WHAT IS REQUIRED
Repeat what the lines below say, word for word, and skip every image.

-- begin --

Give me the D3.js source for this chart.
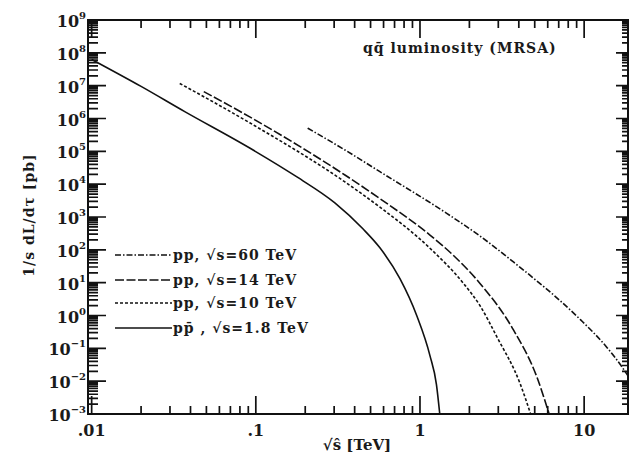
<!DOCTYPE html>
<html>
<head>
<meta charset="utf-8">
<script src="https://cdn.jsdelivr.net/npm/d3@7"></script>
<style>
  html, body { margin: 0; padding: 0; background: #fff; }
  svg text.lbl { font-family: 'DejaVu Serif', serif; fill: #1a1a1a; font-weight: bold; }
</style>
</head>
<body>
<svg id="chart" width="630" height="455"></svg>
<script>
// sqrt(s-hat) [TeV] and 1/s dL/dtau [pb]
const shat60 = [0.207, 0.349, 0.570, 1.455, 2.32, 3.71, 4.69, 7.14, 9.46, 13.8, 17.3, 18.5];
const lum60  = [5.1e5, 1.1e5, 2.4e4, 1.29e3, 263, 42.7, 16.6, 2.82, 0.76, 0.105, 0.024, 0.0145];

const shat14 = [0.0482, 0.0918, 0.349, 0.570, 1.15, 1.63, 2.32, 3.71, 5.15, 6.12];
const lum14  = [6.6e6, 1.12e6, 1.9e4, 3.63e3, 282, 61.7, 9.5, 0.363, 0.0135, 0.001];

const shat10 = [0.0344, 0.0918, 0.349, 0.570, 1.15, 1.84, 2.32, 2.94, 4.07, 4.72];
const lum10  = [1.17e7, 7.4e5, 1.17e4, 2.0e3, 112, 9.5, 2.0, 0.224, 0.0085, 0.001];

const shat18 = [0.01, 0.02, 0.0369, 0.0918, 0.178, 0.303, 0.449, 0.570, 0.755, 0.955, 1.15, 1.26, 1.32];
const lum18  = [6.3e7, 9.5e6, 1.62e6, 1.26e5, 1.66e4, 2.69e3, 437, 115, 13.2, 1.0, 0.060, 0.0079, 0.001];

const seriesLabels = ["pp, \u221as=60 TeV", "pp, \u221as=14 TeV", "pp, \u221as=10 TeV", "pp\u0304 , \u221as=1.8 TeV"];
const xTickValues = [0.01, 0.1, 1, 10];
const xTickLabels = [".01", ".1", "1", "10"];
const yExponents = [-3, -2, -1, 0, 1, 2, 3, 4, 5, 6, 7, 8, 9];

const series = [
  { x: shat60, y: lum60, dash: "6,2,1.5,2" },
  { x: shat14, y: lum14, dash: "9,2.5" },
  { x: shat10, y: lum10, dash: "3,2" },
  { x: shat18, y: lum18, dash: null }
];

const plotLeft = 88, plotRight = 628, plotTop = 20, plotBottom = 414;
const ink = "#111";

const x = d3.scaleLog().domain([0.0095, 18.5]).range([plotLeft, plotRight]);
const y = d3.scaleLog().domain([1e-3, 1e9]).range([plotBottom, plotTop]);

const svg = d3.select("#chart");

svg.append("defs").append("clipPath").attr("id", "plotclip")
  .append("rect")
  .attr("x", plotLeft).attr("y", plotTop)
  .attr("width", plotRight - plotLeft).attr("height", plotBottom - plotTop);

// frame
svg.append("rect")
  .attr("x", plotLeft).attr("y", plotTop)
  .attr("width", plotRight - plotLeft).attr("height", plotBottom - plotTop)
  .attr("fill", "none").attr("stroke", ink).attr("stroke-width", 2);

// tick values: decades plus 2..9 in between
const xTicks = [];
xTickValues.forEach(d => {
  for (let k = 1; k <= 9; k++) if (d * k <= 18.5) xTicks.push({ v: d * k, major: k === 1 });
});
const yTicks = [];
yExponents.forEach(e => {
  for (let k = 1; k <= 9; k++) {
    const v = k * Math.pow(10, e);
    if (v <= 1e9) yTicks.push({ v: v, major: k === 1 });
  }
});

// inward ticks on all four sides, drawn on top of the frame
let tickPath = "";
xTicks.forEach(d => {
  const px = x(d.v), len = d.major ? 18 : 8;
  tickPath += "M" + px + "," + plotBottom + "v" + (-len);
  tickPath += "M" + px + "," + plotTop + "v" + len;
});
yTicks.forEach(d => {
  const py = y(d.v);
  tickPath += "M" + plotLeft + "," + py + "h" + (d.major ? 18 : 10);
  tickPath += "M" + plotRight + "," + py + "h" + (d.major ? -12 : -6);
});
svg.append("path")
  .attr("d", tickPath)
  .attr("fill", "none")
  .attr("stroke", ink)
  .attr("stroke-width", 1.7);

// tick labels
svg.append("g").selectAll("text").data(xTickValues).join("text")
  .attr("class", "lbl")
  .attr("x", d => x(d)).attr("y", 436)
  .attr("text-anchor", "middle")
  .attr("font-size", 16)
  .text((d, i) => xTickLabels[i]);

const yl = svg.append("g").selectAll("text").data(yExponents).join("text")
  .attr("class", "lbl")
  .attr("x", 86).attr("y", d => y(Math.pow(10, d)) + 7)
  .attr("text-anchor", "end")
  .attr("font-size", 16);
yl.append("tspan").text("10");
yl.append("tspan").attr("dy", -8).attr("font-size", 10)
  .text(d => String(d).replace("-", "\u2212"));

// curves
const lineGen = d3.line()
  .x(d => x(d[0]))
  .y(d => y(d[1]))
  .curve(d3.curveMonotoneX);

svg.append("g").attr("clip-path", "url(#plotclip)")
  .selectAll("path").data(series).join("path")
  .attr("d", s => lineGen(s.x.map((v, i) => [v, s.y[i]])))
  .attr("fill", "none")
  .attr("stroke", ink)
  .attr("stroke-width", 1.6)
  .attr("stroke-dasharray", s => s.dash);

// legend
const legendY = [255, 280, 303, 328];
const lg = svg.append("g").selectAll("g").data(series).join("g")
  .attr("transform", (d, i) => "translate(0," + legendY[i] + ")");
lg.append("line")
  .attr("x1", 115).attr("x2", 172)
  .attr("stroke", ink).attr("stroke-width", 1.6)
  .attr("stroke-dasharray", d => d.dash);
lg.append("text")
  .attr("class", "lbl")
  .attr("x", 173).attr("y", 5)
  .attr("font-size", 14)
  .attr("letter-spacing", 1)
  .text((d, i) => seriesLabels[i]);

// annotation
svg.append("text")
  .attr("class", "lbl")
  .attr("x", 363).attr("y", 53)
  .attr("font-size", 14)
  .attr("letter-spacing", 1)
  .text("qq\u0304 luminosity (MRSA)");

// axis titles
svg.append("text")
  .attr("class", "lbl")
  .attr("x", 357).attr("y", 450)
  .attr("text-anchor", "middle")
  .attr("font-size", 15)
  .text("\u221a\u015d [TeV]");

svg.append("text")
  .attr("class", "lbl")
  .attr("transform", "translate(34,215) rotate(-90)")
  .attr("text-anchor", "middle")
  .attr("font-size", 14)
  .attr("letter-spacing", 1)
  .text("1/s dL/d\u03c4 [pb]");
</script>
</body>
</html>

-- end --

PROBLEM SOLUTION
Give me the D3.js source for this chart.
<!DOCTYPE html>
<html>
<head>
<meta charset="utf-8">
<script src="https://cdn.jsdelivr.net/npm/d3@7"></script>
<style>
  html, body { margin: 0; padding: 0; background: #fff; }
  svg text.lbl { font-family: 'DejaVu Serif', serif; fill: #1a1a1a; font-weight: bold; }
</style>
</head>
<body>
<svg id="chart" width="630" height="455"></svg>
<script>
// sqrt(s-hat) [TeV] and 1/s dL/dtau [pb]
const shat60 = [0.207, 0.349, 0.570, 1.455, 2.32, 3.71, 4.69, 7.14, 9.46, 13.8, 17.3, 18.5];
const lum60  = [5.1e5, 1.1e5, 2.4e4, 1.29e3, 263, 42.7, 16.6, 2.82, 0.76, 0.105, 0.024, 0.0145];

const shat14 = [0.0482, 0.0918, 0.349, 0.570, 1.15, 1.63, 2.32, 3.71, 5.15, 6.12];
const lum14  = [6.6e6, 1.12e6, 1.9e4, 3.63e3, 282, 61.7, 9.5, 0.363, 0.0135, 0.001];

const shat10 = [0.0344, 0.0918, 0.349, 0.570, 1.15, 1.84, 2.32, 2.94, 4.07, 4.72];
const lum10  = [1.17e7, 7.4e5, 1.17e4, 2.0e3, 112, 9.5, 2.0, 0.224, 0.0085, 0.001];

const shat18 = [0.01, 0.02, 0.0369, 0.0918, 0.178, 0.303, 0.449, 0.570, 0.755, 0.955, 1.15, 1.26, 1.32];
const lum18  = [6.3e7, 9.5e6, 1.62e6, 1.26e5, 1.66e4, 2.69e3, 437, 115, 13.2, 1.0, 0.060, 0.0079, 0.001];

const seriesLabels = ["pp, \u221as=60 TeV", "pp, \u221as=14 TeV", "pp, \u221as=10 TeV", "pp\u0304 , \u221as=1.8 TeV"];
const xTickValues = [0.01, 0.1, 1, 10];
const xTickLabels = [".01", ".1", "1", "10"];
const yExponents = [-3, -2, -1, 0, 1, 2, 3, 4, 5, 6, 7, 8, 9];

const series = [
  { x: shat60, y: lum60, dash: "6,2,1.5,2" },
  { x: shat14, y: lum14, dash: "9,2.5" },
  { x: shat10, y: lum10, dash: "3,2" },
  { x: shat18, y: lum18, dash: null }
];

const plotLeft = 88, plotRight = 628, plotTop = 20, plotBottom = 414;
const ink = "#111";

const x = d3.scaleLog().domain([0.0095, 18.5]).range([plotLeft, plotRight]);
const y = d3.scaleLog().domain([1e-3, 1e9]).range([plotBottom, plotTop]);

const svg = d3.select("#chart");

svg.append("defs").append("clipPath").attr("id", "plotclip")
  .append("rect")
  .attr("x", plotLeft).attr("y", plotTop)
  .attr("width", plotRight - plotLeft).attr("height", plotBottom - plotTop);

// frame
svg.append("rect")
  .attr("x", plotLeft).attr("y", plotTop)
  .attr("width", plotRight - plotLeft).attr("height", plotBottom - plotTop)
  .attr("fill", "none").attr("stroke", ink).attr("stroke-width", 2);

// tick values: decades plus 2..9 in between
const xTicks = [];
xTickValues.forEach(d => {
  for (let k = 1; k <= 9; k++) if (d * k <= 18.5) xTicks.push({ v: d * k, major: k === 1 });
});
const yTicks = [];
yExponents.forEach(e => {
  for (let k = 1; k <= 9; k++) {
    const v = k * Math.pow(10, e);
    if (v <= 1e9) yTicks.push({ v: v, major: k === 1 });
  }
});

// inward ticks on all four sides, drawn on top of the frame
let tickPath = "";
xTicks.forEach(d => {
  const px = x(d.v), len = d.major ? 18 : 8;
  tickPath += "M" + px + "," + plotBottom + "v" + (-len);
  tickPath += "M" + px + "," + plotTop + "v" + len;
});
yTicks.forEach(d => {
  const py = y(d.v);
  tickPath += "M" + plotLeft + "," + py + "h" + (d.major ? 18 : 10);
  tickPath += "M" + plotRight + "," + py + "h" + (d.major ? -12 : -6);
});
svg.append("path")
  .attr("d", tickPath)
  .attr("fill", "none")
  .attr("stroke", ink)
  .attr("stroke-width", 1.7);

// tick labels
svg.append("g").selectAll("text").data(xTickValues).join("text")
  .attr("class", "lbl")
  .attr("x", d => x(d)).attr("y", 436)
  .attr("text-anchor", "middle")
  .attr("font-size", 16)
  .text((d, i) => xTickLabels[i]);

const yl = svg.append("g").selectAll("text").data(yExponents).join("text")
  .attr("class", "lbl")
  .attr("x", 86).attr("y", d => y(Math.pow(10, d)) + 7)
  .attr("text-anchor", "end")
  .attr("font-size", 16);
yl.append("tspan").text("10");
yl.append("tspan").attr("dy", -8).attr("font-size", 10)
  .text(d => String(d).replace("-", "\u2212"));

// curves
const lineGen = d3.line()
  .x(d => x(d[0]))
  .y(d => y(d[1]))
  .curve(d3.curveMonotoneX);

svg.append("g").attr("clip-path", "url(#plotclip)")
  .selectAll("path").data(series).join("path")
  .attr("d", s => lineGen(s.x.map((v, i) => [v, s.y[i]])))
  .attr("fill", "none")
  .attr("stroke", ink)
  .attr("stroke-width", 1.6)
  .attr("stroke-dasharray", s => s.dash);

// legend
const legendY = [255, 280, 303, 328];
const lg = svg.append("g").selectAll("g").data(series).join("g")
  .attr("transform", (d, i) => "translate(0," + legendY[i] + ")");
lg.append("line")
  .attr("x1", 115).attr("x2", 172)
  .attr("stroke", ink).attr("stroke-width", 1.6)
  .attr("stroke-dasharray", d => d.dash);
lg.append("text")
  .attr("class", "lbl")
  .attr("x", 173).attr("y", 5)
  .attr("font-size", 14)
  .attr("letter-spacing", 1)
  .text((d, i) => seriesLabels[i]);

// annotation
svg.append("text")
  .attr("class", "lbl")
  .attr("x", 363).attr("y", 53)
  .attr("font-size", 14)
  .attr("letter-spacing", 1)
  .text("qq\u0304 luminosity (MRSA)");

// axis titles
svg.append("text")
  .attr("class", "lbl")
  .attr("x", 357).attr("y", 450)
  .attr("text-anchor", "middle")
  .attr("font-size", 15)
  .text("\u221a\u015d [TeV]");

svg.append("text")
  .attr("class", "lbl")
  .attr("transform", "translate(34,215) rotate(-90)")
  .attr("text-anchor", "middle")
  .attr("font-size", 14)
  .attr("letter-spacing", 1)
  .text("1/s dL/d\u03c4 [pb]");
</script>
</body>
</html>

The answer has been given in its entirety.